Need for strate­gic vi­sion

SP's MAI - - EDITOR’S DESK - Jayant Baran­wal Pub­lisher and Ed­i­tor-in-Chief

Si­achen is said to be the world’s high­est bat­tle­field where In­dia and Pak­istan have been en­gaged in a con­flict for nearly three decades. The snow-capped moun­tain­ous ter­rain con­tin­ues to be of strate­gic im­por­tance to In­dia. How­ever, it is some­what dis­con­cert­ing that the po­lit­i­cal lead­er­ship is work­ing to­wards ‘de­mil­i­tari­sa­tion’ of the Si­achen re­gion.

Peace ini­tia­tives are wel­come, but walking into a trap, egged on by con­sid­er­a­tions other than na­tional se­cu­rity, is go­ing to be ‘sui­ci­dal’ for In­dia, es­pe­cially when our neigh­bour­hood can­not be trusted. The higher ech­e­lons of the In­dian armed forces have ex­pressed in no un­cer­tain terms that ‘de­mil­i­tari­sa­tion’ of Si­achen would not be in the strate­gic and se­cu­rity in­ter­est of the na­tion. Be­sides, con­trol over Si­achen has been es­tab­lished, as in the words of Win­ston Churchill, through “blood, toil, tears and sweat of the In­dian sol­dier.”

In this is­sue, Lt Gen­eral (Retd) P.C. Ka­toch has taken strong ex­cep­tion to the In­dian Government’s move to de­mil­i­tarise the re­gion stat­ing that with­drawal from Si­achen would di­lute the res­o­lu­tion passed by the In­dian Par­lia­ment in 1994 that Jammu & Kash­mir is an in­te­gral part of In­dia. We con­tinue to go wrong, with or with­out coun­sel, as he cites how Jawa­har­lal Nehru trusted the Chi­nese of his own vo­li­tion, whereas the cur­rent lead­er­ship has a co­terie of ad­vis­ers. We just hope that wiser coun­sel pre­vails.

Mov­ing from the snowy re­gions, we come to an­other turf war, be­tween the In­dian Air Force (IAF) and the In­dian Army on whether the lat­ter should have its own fleet of at­tack he­li­copters. The government has fi­nally set­tled the mat­ter in favour of the Army. Air Mar­shal (Retd) B.K. Pandey in his anal­y­sis of the im­broglio states that the de­ci­sion may not end the turf war.

How­ever, for a fight­ing-fit air force, among other things, a cru­cial re­quire­ment is the avail­abil­ity of trainer air­craft, be it ba­sic, in­ter­me­di­ate or com­bat. As far as the IAF is con­cerned, it has had to ‘man­age’ with dif­fer­ent air­craft for train­ing needs. That the IAF has ‘man­aged’ it well so far, de­spite the lim­i­ta­tions, is highly com­mend­able.
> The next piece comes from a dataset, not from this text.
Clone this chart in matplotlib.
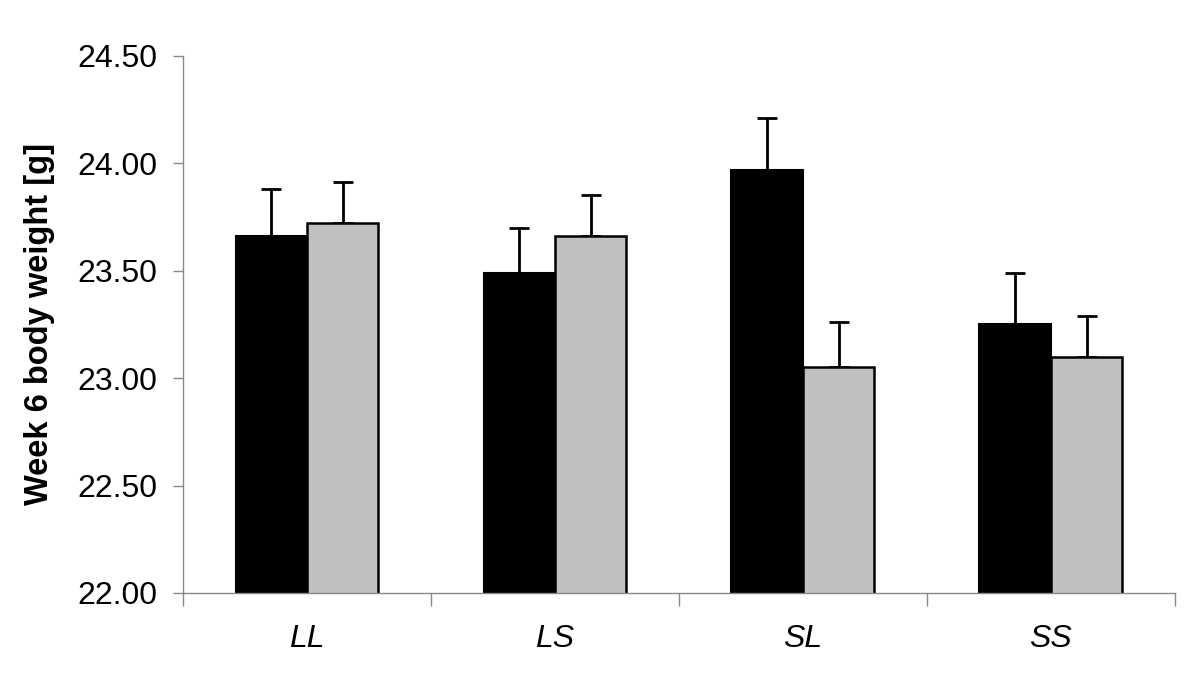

Only re­cently has the government cleared the pro­cure­ment of 75 Pi­la­tus ba­sic trainer air­craft for the IAF which since 2009 has been with­out one. As for in­ter­me­di­ate jet train­ers (IJT), the story is the same. Sim­i­larly, the in­duc­tion of ad­vanced jet train­ers (AJTs) has been an ar­du­ous process. In 2004, In­dia picked BAE’s Hawk. The first 24 Hawk Mk.132 AJTs were de­liv­ered by BAE, while de­liv­er­ies on 42 air­craft which are be­ing li­cence-built by the Hin­dus­tan Aero­nau­tics Lim­ited have got de­layed. When In­dia first sought the AJTs, the Yak-130 was on the radar, but it had not com­pleted eval­u­a­tion. Now the Yak-130 is ready and the Rus­sians are look­ing at In­dia all over again.
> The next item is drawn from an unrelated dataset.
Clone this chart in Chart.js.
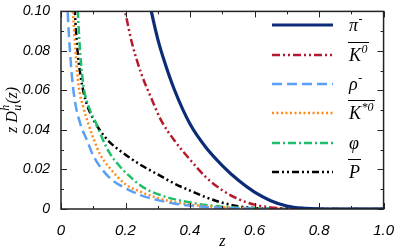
<!DOCTYPE html>
<html>
<head>
<meta charset="utf-8">
<script src="https://cdn.jsdelivr.net/npm/chart.js@4.4.1/dist/chart.umd.min.js"></script>
<style>
  html, body { margin: 0; padding: 0; background: #fff; }
  #chart { display: block; }
</style>
</head>
<body>
<canvas id="chart" width="399" height="252"></canvas>
<script>
// значения z * D_u^h(z): пары [z, значение]
const piMinus = [[0.27,0.108],[0.28,0.100],[0.30,0.086],[0.32,0.075],[0.35,0.061],[0.40,0.043],[0.45,0.031],[0.50,0.022],[0.55,0.0145],[0.60,0.0085],[0.65,0.0042],[0.70,0.0015],[0.75,0.0004],[0.80,0.0001],[0.85,0],[1.0,0]];
const kZeroBar = [[0.19,0.107],[0.20,0.099],[0.22,0.084],[0.25,0.068],[0.28,0.056],[0.31,0.045],[0.35,0.035],[0.40,0.025],[0.45,0.016],[0.50,0.0095],[0.55,0.005],[0.60,0.0022],[0.65,0.0008],[0.70,0.0002],[0.75,0],[1.0,0]];
const rhoMinus = [[0.015,0.13],[0.02,0.103],[0.03,0.075],[0.04,0.058],[0.06,0.043],[0.08,0.035],[0.10,0.027],[0.13,0.0195],[0.16,0.0145],[0.20,0.0105],[0.25,0.0068],[0.30,0.0045],[0.35,0.0028],[0.40,0.0017],[0.50,0.0006],[0.60,0.0002],[0.70,0],[1.0,0]];
const kStarBar = [[0.03,0.125],[0.037,0.100],[0.045,0.080],[0.055,0.062],[0.07,0.051],[0.085,0.043],[0.10,0.036],[0.12,0.028],[0.15,0.021],[0.20,0.0125],[0.25,0.0085],[0.30,0.0055],[0.35,0.0035],[0.40,0.0022],[0.50,0.0008],[0.60,0.0002],[0.70,0],[1.0,0]];
const phiMeson = [[0.045,0.125],[0.052,0.100],[0.06,0.078],[0.07,0.062],[0.09,0.050],[0.11,0.043],[0.13,0.035],[0.15,0.0285],[0.18,0.022],[0.21,0.017],[0.25,0.0115],[0.30,0.0075],[0.35,0.005],[0.40,0.0033],[0.45,0.002],[0.50,0.0012],[0.60,0.0004],[0.70,0.0001],[0.80,0],[1.0,0]];
const pBar = [[0.038,0.122],[0.043,0.100],[0.05,0.082],[0.06,0.068],[0.07,0.059],[0.08,0.053],[0.10,0.0455],[0.12,0.040],[0.15,0.034],[0.20,0.0275],[0.25,0.022],[0.30,0.0175],[0.35,0.013],[0.40,0.0093],[0.45,0.0059],[0.50,0.0032],[0.55,0.0014],[0.60,0.0005],[0.65,0.0001],[0.70,0],[1.0,0]];

const xTicks = [0, 0.2, 0.4, 0.6, 0.8, 1.0];
const yTicks = [0, 0.02, 0.04, 0.06, 0.08, 0.10];

// подписи легенды: основа, верхний индекс, черта сверху
const legendItems = [
  { base: 'π', sup: '-', bar: false },
  { base: 'K', sup: '0', bar: true },
  { base: 'ρ', sup: '-', bar: false },
  { base: 'K', sup: '*0', bar: true },
  { base: 'φ', sup: '', bar: false },
  { base: 'P', sup: '', bar: true }
];

const styles = [
  { color: '#0c2c78', width: 3.2, dash: [] },
  { color: '#b31b2c', width: 2.5, dash: [8, 3, 2, 3, 2, 3] },
  { color: '#5aa0f5', width: 2.5, dash: [10, 5] },
  { color: '#ff8a1a', width: 2.5, dash: [2, 2.5] },
  { color: '#1fbf6a', width: 2.5, dash: [8, 3, 2, 3] },
  { color: '#000000', width: 2.5, dash: [7, 3, 2, 3, 2, 3] }
];

const series = [piMinus, kZeroBar, rhoMinus, kStarBar, phiMeson, pBar];

function toPoints(arr) {
  return arr.map(p => ({ x: p[0], y: p[1] }));
}

// рамка и засечки внутрь, как в оригинале
const framePlugin = {
  id: 'frame',
  afterDatasetsDraw(chart) {
    const ctx = chart.ctx;
    const a = chart.chartArea;
    const xs = chart.scales.x;
    const ys = chart.scales.y;
    ctx.save();
    ctx.strokeStyle = '#222';
    ctx.lineWidth = 1.5;
    ctx.setLineDash([]);
    ctx.strokeRect(a.left, a.top, a.right - a.left, a.bottom - a.top);
    ctx.lineWidth = 1;
    for (let i = 0; i <= 10; i++) {
      const px = Math.round(xs.getPixelForValue(i / 10)) + 0.5;
      const len = i % 2 === 0 ? 6 : 3;
      ctx.beginPath();
      ctx.moveTo(px, a.bottom); ctx.lineTo(px, a.bottom - len);
      ctx.moveTo(px, a.top); ctx.lineTo(px, a.top + len);
      ctx.stroke();
    }
    for (let i = 0; i <= 10; i++) {
      const py = Math.round(ys.getPixelForValue(i / 100)) + 0.5;
      const len = i % 2 === 0 ? 6 : 3;
      ctx.beginPath();
      ctx.moveTo(a.left, py); ctx.lineTo(a.left + len, py);
      ctx.moveTo(a.right, py); ctx.lineTo(a.right - len, py);
      ctx.stroke();
    }

    // подпись оси y: z D_u^h(z)
    ctx.translate(13, 102);
    ctx.rotate(-Math.PI / 2);
    ctx.fillStyle = '#000';
    ctx.textBaseline = 'middle';
    ctx.textAlign = 'left';
    const big = 'italic 16px "Liberation Serif"';
    const small = 'italic 12px "Liberation Serif"';
    ctx.font = big;
    let x0 = -31;
    ctx.fillText('z D', x0, 0);
    x0 += ctx.measureText('z D').width + 0.5;
    ctx.font = small;
    ctx.fillText('h', x0, -7);
    ctx.fillText('u', x0, 5);
    x0 += ctx.measureText('h').width + 1;
    ctx.font = big;
    ctx.fillText('(z)', x0, 0);
    ctx.restore();

    // подпись оси x
    ctx.save();
    ctx.fillStyle = '#000';
    ctx.font = 'italic 16px "Liberation Serif"';
    ctx.textAlign = 'center';
    ctx.textBaseline = 'middle';
    ctx.fillText('z', (a.left + a.right) / 2, 242);
    ctx.restore();
  }
};

// легенда внутри поля графика
const legendPlugin = {
  id: 'customLegend',
  afterDatasetsDraw(chart) {
    const ctx = chart.ctx;
    const rowY = [25, 55, 84, 113, 143, 172];
    ctx.save();
    legendItems.forEach((item, i) => {
      const st = styles[i];
      const y = rowY[i];
      ctx.strokeStyle = st.color;
      ctx.lineWidth = st.width;
      ctx.setLineDash(st.dash);
      ctx.beginPath();
      ctx.moveTo(272, y);
      ctx.lineTo(333, y);
      ctx.stroke();

      ctx.setLineDash([]);
      ctx.fillStyle = '#000';
      ctx.textBaseline = 'alphabetic';
      ctx.textAlign = 'left';
      const tx = 349;
      ctx.font = 'italic 18px "Liberation Serif"';
      ctx.fillText(item.base, tx, y + 6);
      const wBase = ctx.measureText(item.base).width;
      let total = wBase;
      if (item.sup) {
        ctx.font = 'italic 12px "Liberation Serif"';
        ctx.fillText(item.sup, tx + wBase + 0.5, y - 2);
        total += ctx.measureText(item.sup).width + 1;
      }
      if (item.bar) {
        ctx.strokeStyle = '#000';
        ctx.lineWidth = 1;
        ctx.beginPath();
        ctx.moveTo(tx - 1, y - 12.5);
        ctx.lineTo(tx + total + 1, y - 12.5);
        ctx.stroke();
      }
    });
    ctx.restore();
  }
};

new Chart(document.getElementById('chart'), {
  type: 'line',
  data: {
    datasets: series.map((s, i) => ({
      data: toPoints(s),
      borderColor: styles[i].color,
      borderWidth: styles[i].width,
      borderDash: styles[i].dash,
      pointRadius: 0,
      fill: false,
      cubicInterpolationMode: 'monotone'
    }))
  },
  options: {
    responsive: false,
    animation: false,
    devicePixelRatio: 1,
    layout: { padding: { left: 0, top: 8, right: 12, bottom: 0 } },
    plugins: { legend: { display: false }, tooltip: { enabled: false } },
    scales: {
      x: {
        type: 'linear',
        min: 0, max: 1,
        afterBuildTicks: scale => { scale.ticks = xTicks.map(v => ({ value: v })); },
        afterFit: scale => { scale.height = 43; },
        grid: { display: false },
        border: { display: false },
        ticks: {
          padding: 5,
          color: '#000',
          font: { family: '"Liberation Sans"', size: 15, style: 'italic' },
          callback: v => (v === 0 ? '0' : v.toFixed(1))
        }
      },
      y: {
        min: 0, max: 0.1,
        afterBuildTicks: scale => { scale.ticks = yTicks.map(v => ({ value: v })); },
        afterFit: scale => { scale.width = 61; },
        grid: { display: false },
        border: { display: false },
        ticks: {
          padding: 3,
          color: '#000',
          font: { family: '"Liberation Sans"', size: 14, style: 'italic' },
          callback: v => (v === 0 ? '0' : v.toFixed(2))
        }
      }
    }
  },
  plugins: [framePlugin, legendPlugin]
});
</script>
</body>
</html>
Talk­ing about de­lays, we hear that the Indo-Rus­sian fifth gen­er­a­tion fighter air­craft (FGFA) will be fully cer­ti­fied and ready for in­duc­tion only by 2020, three years later than that the IAF had planned for. Mov­ing from IAF to In­dian Navy, they too are await­ing the in­duc­tion of Vikra­ma­ditya (ex-Gor­shkov) air­craft car­rier since 2008. It is be­hind sched­ule by four years and has had a cost over run of $1.3 bil­lion. Such de­lays se­verely im­pact the mod­erni­sa­tion plans of the armed forces.